Chip Zdarsky a visiblement reçu l'assurance qu'il resterait sur le titre un certain temps, et il peut développer son intrigue à un rythme posé. Matt Murdock refuse donc toujours de réendosser le costume de Daredevil, car il ne veut pas causer la mort d'un autre innocent par inadvertance. Pour autant, il ne veut pas rester sans rien faire, et il a pris conscience qu'il a besoin d'aide pour retrouver la forme nécessaire. le lecteur l'observe donc en train d'essayer de trouver une voix alternative à celle qui consisterait à réendosser l'habit de Daredevil. Il est plus ou moins intéressé par ce fil narratif car l'issue de cette tentative ne fait pas un pli : la série s'appelle Daredevil et finira tôt ou tard par revenir au statu quo de ce héros. Les relations interpersonnelles de Matt Murdock restent également dans des chemins bien balisés : une connivence avec Foggy Nelson qui n'exclut pas les désaccords, une relation pus tendue avec Elektra, et des tentatives pour amadouer l'inspecteur Cole North. Zdarsky n'innove pas réellement dans ce registre, mais il continue de diriger Matt Murdock de manière cohérente et convaincante.

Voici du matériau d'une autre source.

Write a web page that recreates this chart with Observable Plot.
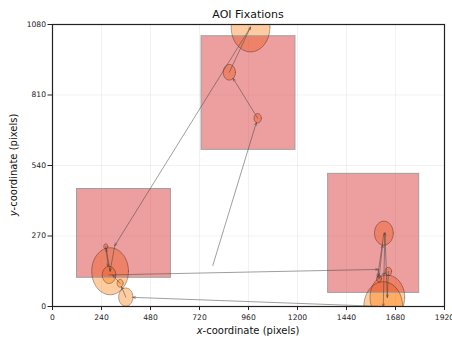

Le lecteur se rend compte qu'il est plus intéressé par le comportement imprévisible et sauvage de Leland Owsley. Il suit avec encore plus d'intérêt Wilson Fisk jouant le jeu de manière honnête pour progresser dans la haute société. Tout comme Checchetto, l'auteur sait montrer tout le paradoxe de Fisk dans cette situation : toujours aussi imposant à la fois du fait de sa stature, mais aussi de son passé de chef d'un empire criminel, réputé pour ne pas hésiter à mettre les mains dans le cambouis en se battant physiquement. Or là, Fisk se retrouve dans un milieu social qu'il ne connaît pas à essayer de se montrer à la hauteur sans se faire avoir. Pour autant, il ne maîtrise toujours pas ses accès de colère, ce qui a de lourdes conséquences. En outre il n'avait pas bien pris la mesure de la force de volonté des Hastings, ni des moyens d'action dont ils disposent. Cela rend le parcours de Wilson Fisk très savoureux, au point que le lecteur ressent une forte empathie pour lui, et éprouve une réelle sympathie à son égard.

Séduit par le retour à une interprétation plus classique dans le premier tome convaincu du potentiel de l'intrigue générale dans le deuxième tome, le lecteur revient bien volontiers pour découvrir comment Matt Murdock va remonter la pente (car ça ne fait pas de doute), et pour retrouver les dessins précis et réalistes de Marco Chechetto. Ce dernier réalise des pages très soignées, même si le scénario ne lui donne pas l'occasion de les rendre aussi spectaculaires que dans le tome 1. Chip Zdarsky suit le chemin tout tracé pour la remise en forme de Matt Murdock. Il se montre plus inspiré pour la progression de Wilson Fisk.